(Rows from a dataset of charts and code)
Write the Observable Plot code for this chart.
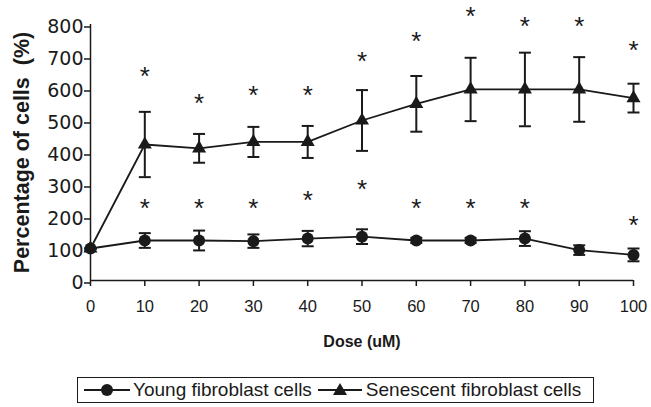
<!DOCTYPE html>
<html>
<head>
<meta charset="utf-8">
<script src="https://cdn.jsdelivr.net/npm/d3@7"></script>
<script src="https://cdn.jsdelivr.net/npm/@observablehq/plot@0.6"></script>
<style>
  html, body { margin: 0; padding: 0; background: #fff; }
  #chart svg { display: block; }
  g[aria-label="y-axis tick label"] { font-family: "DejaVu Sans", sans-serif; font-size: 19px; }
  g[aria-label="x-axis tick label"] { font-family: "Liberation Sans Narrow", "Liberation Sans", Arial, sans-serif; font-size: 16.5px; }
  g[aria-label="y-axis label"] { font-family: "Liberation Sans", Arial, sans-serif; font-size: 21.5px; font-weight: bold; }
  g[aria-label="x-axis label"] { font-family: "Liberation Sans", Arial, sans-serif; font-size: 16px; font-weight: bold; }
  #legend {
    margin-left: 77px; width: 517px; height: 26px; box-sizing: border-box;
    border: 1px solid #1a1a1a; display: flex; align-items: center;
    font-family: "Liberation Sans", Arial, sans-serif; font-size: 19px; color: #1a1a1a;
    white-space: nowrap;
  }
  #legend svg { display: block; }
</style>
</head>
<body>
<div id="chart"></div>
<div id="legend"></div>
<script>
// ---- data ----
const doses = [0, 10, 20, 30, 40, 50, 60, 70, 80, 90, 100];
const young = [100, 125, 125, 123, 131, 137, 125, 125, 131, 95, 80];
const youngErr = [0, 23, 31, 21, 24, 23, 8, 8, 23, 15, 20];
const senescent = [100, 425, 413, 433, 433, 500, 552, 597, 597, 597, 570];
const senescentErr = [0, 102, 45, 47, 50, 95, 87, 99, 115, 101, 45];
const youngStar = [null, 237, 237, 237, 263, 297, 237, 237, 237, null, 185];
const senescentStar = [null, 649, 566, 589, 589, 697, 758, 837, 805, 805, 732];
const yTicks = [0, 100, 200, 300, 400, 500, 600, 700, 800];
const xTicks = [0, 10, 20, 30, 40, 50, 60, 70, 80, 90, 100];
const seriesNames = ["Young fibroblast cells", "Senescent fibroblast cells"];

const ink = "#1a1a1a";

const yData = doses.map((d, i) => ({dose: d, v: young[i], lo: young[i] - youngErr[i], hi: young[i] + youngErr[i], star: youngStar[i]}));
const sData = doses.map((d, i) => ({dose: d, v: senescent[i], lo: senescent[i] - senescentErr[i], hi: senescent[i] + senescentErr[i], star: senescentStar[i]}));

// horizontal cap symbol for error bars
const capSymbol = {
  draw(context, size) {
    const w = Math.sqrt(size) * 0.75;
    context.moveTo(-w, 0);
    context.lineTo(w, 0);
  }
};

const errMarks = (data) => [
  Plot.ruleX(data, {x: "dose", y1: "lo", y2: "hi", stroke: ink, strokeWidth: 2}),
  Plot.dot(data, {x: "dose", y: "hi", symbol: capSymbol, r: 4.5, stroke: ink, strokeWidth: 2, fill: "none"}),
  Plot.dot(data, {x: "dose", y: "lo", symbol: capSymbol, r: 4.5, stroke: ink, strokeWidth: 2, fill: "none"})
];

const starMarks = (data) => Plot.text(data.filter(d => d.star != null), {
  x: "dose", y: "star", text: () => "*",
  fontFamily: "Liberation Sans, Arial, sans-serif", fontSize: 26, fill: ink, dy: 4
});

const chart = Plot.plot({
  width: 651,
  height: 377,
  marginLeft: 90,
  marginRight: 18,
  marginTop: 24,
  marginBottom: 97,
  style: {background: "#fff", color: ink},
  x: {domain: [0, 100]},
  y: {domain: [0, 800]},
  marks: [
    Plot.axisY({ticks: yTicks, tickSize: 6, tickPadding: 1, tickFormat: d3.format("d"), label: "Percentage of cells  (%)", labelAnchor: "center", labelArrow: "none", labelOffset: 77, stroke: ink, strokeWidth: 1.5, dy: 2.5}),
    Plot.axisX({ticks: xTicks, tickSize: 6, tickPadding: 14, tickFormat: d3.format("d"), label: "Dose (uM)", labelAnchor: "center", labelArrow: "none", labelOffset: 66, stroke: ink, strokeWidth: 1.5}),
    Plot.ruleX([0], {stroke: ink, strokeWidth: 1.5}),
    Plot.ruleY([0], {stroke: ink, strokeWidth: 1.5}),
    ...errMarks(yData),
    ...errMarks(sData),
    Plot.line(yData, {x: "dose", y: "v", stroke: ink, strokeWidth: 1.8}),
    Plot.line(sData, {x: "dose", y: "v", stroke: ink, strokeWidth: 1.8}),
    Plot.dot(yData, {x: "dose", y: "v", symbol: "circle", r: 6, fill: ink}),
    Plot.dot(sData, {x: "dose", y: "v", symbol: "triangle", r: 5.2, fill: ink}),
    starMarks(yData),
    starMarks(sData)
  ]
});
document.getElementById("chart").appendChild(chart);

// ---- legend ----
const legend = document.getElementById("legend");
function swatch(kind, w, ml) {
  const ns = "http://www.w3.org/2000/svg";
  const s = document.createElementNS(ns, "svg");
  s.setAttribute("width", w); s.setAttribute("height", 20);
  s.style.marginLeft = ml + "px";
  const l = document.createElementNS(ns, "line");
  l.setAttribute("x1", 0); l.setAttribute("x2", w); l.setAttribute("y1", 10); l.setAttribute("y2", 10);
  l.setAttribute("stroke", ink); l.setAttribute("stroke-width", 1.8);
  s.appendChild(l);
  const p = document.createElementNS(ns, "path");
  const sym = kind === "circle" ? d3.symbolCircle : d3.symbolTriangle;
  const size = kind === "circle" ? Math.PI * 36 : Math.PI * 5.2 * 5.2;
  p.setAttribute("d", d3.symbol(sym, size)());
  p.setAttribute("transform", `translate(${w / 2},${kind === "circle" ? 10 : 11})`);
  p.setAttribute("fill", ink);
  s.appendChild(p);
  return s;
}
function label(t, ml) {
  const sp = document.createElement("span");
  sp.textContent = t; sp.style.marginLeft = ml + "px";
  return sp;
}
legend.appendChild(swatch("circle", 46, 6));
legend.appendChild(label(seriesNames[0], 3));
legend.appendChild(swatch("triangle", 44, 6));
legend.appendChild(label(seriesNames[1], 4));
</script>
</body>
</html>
---
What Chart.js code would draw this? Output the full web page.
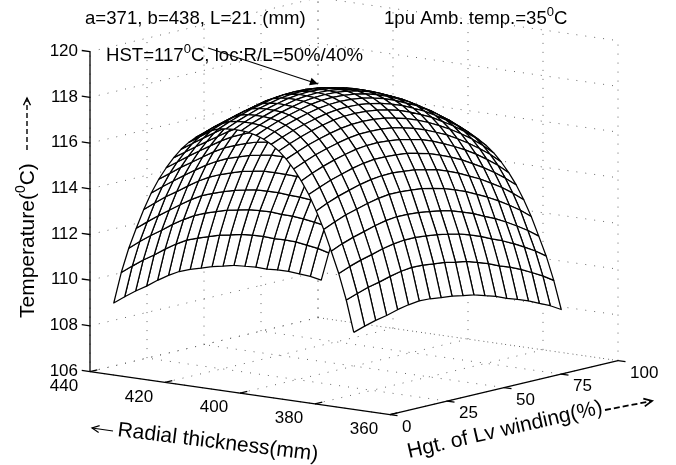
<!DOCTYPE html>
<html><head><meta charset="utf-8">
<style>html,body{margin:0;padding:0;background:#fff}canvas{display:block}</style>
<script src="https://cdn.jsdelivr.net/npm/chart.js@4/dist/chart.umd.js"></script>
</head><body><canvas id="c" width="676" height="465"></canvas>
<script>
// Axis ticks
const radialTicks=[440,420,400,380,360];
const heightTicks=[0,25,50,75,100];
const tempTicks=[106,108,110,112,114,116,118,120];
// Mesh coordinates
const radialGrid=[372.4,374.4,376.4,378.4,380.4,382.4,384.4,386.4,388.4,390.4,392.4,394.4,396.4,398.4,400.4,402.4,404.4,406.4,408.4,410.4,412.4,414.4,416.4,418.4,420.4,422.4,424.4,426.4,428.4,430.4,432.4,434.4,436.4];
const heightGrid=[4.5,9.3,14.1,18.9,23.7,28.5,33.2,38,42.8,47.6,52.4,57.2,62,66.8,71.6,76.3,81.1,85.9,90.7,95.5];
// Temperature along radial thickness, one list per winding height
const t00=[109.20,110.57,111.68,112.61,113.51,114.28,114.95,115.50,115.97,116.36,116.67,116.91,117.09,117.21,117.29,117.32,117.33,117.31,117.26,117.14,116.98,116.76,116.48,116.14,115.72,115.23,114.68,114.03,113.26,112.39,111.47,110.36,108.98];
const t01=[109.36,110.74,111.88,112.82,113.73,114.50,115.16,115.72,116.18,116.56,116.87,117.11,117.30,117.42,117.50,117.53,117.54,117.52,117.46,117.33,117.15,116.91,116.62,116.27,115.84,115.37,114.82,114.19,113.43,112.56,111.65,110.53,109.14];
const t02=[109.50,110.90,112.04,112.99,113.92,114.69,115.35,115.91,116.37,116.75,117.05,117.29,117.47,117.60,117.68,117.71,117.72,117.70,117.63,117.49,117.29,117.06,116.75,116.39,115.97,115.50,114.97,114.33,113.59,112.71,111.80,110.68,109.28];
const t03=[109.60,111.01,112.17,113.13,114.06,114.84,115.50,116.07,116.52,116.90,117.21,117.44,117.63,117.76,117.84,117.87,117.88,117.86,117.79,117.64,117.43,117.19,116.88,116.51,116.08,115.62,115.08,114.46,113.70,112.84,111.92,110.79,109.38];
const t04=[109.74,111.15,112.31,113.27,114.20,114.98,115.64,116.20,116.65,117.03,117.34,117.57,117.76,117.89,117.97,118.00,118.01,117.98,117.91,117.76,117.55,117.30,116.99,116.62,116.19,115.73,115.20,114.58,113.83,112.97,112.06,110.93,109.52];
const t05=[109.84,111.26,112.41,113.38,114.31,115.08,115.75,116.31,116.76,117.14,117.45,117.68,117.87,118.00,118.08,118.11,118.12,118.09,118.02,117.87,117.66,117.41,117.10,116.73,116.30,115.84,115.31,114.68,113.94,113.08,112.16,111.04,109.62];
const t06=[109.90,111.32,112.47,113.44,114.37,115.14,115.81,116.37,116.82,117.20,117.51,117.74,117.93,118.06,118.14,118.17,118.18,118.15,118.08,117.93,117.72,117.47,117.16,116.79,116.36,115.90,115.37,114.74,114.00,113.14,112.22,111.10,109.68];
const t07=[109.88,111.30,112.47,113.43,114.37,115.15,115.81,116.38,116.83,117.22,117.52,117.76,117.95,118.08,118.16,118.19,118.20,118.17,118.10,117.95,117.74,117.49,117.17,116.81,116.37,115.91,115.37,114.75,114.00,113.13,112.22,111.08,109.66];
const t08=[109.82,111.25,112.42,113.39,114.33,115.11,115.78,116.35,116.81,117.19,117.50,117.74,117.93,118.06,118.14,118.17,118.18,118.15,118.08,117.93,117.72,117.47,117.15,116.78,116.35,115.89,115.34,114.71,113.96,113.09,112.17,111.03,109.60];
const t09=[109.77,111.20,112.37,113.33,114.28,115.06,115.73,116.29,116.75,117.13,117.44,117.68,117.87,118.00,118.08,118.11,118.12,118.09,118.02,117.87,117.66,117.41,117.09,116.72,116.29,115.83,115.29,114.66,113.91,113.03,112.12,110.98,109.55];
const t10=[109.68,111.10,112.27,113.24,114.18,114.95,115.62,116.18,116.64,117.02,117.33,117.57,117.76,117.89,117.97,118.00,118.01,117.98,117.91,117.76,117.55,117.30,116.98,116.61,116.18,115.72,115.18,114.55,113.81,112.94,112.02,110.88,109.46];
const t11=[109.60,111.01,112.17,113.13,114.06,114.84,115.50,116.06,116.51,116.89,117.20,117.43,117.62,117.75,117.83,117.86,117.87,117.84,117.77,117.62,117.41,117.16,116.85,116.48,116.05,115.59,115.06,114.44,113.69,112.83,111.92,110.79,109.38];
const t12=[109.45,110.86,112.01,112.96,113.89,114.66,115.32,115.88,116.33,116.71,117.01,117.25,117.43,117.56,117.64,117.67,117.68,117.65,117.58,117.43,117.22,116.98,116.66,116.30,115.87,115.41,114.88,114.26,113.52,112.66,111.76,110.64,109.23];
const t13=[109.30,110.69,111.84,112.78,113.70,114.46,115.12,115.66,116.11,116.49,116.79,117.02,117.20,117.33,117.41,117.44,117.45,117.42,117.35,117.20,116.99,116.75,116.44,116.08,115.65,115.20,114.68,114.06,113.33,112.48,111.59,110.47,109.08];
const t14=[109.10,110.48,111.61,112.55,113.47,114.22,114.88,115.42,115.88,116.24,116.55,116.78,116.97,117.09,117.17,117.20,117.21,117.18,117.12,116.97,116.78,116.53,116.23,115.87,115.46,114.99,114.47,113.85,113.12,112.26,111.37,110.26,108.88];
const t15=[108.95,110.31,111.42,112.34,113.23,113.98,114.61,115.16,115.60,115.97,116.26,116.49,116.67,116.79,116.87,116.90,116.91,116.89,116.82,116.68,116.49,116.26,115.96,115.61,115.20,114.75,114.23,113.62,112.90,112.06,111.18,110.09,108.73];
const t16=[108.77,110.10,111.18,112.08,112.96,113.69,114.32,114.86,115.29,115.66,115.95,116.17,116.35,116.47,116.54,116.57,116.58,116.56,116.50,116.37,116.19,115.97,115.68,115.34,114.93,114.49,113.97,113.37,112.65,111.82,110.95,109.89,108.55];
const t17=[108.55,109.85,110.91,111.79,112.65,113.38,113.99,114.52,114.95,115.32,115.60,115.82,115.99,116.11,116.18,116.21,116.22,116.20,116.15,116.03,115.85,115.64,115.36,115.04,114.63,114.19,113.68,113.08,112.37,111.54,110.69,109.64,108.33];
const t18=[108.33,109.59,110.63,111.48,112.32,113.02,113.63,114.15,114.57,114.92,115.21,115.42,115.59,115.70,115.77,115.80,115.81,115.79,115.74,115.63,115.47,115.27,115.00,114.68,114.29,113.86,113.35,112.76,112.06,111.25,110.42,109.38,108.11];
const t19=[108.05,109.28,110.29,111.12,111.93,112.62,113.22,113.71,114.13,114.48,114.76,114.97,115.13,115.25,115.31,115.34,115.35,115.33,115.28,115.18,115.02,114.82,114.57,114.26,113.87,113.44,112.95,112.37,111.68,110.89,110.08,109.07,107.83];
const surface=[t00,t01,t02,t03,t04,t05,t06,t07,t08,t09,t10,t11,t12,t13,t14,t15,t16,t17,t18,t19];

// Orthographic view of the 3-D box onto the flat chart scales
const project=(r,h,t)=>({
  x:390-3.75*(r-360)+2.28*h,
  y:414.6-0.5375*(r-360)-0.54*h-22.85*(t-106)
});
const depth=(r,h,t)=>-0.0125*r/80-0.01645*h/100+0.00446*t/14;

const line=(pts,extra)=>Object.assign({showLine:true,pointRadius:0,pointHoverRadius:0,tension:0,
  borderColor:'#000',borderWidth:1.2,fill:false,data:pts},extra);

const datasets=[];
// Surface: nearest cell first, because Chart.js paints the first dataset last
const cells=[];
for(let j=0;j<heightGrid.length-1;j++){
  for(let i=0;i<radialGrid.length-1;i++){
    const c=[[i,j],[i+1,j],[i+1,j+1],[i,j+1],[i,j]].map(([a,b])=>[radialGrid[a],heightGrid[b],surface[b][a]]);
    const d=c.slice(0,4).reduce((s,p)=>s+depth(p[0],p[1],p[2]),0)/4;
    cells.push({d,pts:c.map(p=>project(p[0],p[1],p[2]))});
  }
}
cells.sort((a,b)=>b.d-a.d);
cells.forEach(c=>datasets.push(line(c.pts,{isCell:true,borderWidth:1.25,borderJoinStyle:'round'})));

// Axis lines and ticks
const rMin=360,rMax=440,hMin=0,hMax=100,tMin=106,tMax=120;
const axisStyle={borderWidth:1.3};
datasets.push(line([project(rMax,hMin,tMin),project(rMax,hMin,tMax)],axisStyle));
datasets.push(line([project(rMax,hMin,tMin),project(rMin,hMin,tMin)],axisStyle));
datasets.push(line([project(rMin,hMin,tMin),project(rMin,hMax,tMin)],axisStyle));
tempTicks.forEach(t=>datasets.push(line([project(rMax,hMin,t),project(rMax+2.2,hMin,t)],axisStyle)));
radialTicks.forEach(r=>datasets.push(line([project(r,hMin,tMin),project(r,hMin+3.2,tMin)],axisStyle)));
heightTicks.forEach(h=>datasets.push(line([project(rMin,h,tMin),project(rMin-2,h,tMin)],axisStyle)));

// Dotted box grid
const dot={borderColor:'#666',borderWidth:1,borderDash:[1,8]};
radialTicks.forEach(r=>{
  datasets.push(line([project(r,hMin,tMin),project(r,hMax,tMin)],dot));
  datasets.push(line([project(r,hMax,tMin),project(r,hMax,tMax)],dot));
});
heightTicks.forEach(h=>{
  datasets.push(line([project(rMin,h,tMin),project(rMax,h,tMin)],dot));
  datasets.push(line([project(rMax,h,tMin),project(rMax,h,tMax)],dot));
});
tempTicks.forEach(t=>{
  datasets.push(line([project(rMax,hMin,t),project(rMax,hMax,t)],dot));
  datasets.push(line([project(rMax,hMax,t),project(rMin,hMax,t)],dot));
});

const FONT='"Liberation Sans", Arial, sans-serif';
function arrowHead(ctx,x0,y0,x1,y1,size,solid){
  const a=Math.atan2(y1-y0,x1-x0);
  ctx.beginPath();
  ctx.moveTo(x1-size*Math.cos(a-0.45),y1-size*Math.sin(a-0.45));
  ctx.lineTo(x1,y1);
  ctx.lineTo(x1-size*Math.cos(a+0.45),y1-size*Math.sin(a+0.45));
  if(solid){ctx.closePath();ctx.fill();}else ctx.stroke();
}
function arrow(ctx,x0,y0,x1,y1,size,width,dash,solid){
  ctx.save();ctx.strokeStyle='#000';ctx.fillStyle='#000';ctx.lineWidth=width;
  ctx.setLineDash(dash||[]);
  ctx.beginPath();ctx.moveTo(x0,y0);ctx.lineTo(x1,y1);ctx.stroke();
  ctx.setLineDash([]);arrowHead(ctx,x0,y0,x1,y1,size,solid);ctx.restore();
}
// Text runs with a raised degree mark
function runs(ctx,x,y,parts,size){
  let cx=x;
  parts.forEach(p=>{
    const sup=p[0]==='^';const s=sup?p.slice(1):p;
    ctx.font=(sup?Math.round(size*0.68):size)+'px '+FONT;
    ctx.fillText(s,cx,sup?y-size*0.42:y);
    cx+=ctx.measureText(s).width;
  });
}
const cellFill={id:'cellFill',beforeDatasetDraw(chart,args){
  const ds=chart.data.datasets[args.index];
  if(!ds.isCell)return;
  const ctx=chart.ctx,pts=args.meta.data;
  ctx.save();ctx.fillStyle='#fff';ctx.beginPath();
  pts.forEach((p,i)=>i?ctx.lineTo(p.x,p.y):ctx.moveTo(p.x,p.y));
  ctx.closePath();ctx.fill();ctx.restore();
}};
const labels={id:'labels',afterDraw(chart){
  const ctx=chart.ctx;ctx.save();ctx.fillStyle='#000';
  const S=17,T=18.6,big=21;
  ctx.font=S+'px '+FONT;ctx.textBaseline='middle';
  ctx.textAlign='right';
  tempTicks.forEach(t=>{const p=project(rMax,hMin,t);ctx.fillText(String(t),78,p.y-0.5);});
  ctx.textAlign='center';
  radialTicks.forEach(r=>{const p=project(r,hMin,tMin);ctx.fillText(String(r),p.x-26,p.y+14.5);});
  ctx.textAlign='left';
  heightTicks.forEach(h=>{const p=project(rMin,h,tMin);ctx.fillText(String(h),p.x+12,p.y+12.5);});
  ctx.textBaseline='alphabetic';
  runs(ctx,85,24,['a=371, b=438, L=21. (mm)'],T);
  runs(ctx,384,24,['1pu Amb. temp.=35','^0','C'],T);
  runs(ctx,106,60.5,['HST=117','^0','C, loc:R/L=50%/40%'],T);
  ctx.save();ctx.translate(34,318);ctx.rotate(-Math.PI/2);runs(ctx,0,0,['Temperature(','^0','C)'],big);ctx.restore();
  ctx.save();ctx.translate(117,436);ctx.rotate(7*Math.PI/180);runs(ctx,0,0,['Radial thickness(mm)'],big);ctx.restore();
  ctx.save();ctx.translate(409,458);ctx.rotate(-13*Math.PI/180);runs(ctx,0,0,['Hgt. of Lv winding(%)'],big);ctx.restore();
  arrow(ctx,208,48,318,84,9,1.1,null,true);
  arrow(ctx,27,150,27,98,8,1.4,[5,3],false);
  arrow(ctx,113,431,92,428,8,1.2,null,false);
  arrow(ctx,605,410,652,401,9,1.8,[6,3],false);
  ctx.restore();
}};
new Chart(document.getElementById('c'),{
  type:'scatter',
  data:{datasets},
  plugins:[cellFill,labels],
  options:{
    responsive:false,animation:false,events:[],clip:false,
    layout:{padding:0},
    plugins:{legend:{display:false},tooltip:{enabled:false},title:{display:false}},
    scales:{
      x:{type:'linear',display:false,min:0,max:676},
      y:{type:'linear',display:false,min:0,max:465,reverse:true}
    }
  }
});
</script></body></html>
...
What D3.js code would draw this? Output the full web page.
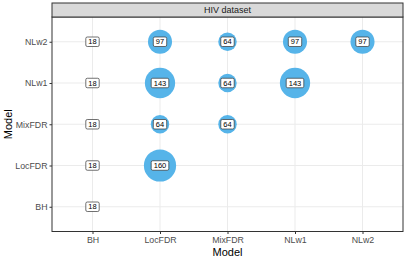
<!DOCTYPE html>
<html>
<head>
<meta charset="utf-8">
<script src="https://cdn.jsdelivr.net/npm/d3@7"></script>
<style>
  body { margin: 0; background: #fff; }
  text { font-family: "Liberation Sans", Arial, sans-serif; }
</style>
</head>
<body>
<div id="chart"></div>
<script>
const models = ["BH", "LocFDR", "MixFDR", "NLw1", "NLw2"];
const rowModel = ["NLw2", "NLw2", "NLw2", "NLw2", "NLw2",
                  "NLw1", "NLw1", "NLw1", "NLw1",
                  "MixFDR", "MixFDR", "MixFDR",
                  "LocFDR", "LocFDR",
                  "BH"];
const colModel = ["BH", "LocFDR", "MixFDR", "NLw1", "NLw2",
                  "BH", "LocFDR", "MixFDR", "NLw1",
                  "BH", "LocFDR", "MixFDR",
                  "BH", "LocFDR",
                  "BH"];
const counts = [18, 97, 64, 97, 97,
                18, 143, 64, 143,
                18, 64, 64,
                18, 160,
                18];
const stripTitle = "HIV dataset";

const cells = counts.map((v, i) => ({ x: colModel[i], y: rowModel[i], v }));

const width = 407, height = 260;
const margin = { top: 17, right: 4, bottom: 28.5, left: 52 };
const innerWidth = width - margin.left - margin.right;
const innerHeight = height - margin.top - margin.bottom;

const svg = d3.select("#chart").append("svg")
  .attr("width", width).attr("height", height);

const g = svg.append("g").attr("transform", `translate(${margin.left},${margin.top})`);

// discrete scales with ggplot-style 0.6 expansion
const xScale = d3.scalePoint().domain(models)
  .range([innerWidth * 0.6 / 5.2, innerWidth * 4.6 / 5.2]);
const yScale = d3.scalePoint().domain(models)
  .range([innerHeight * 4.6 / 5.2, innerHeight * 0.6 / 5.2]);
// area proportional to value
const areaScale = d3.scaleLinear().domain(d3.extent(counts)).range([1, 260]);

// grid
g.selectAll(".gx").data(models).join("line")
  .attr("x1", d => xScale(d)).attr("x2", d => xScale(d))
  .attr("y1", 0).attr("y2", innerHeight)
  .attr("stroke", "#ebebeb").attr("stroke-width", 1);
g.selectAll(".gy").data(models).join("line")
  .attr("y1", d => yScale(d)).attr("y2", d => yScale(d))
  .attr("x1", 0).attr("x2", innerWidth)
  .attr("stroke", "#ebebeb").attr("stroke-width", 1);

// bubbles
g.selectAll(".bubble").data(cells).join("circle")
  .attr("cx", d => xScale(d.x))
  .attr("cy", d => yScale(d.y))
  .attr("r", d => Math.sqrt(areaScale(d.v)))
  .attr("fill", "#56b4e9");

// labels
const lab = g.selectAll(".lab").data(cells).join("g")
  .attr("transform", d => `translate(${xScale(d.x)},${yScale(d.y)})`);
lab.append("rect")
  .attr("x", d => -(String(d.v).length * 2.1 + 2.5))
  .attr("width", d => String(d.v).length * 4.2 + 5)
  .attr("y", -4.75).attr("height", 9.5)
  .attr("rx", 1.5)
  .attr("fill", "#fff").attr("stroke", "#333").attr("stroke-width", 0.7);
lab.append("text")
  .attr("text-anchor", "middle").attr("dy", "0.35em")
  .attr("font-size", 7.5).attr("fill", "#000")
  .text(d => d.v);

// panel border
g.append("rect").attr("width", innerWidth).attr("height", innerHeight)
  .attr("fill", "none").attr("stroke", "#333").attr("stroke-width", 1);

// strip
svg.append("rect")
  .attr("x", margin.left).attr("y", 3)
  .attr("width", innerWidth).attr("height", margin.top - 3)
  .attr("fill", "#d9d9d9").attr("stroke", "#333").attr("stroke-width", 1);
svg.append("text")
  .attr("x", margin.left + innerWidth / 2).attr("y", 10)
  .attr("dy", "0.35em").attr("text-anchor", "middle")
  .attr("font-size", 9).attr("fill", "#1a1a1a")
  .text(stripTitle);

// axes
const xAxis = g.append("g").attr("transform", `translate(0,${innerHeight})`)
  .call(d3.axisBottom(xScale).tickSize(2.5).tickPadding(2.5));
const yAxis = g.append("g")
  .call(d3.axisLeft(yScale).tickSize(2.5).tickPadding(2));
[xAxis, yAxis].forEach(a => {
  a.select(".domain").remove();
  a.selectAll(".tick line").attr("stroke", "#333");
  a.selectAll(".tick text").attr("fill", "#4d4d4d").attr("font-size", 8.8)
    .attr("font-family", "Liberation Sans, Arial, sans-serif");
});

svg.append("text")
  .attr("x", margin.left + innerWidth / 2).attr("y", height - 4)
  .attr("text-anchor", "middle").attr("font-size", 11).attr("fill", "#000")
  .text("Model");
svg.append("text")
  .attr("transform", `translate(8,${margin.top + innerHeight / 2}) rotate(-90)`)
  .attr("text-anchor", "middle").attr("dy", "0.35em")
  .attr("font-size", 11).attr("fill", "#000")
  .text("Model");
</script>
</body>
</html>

> **Request**: Scan the listing above and identify each line holding the string "would"; copy every such line.

> **Solution to the exercise**:
What Chart.js code would draw this? Output the full web page.
What D3.js code would draw this? Output the full web page.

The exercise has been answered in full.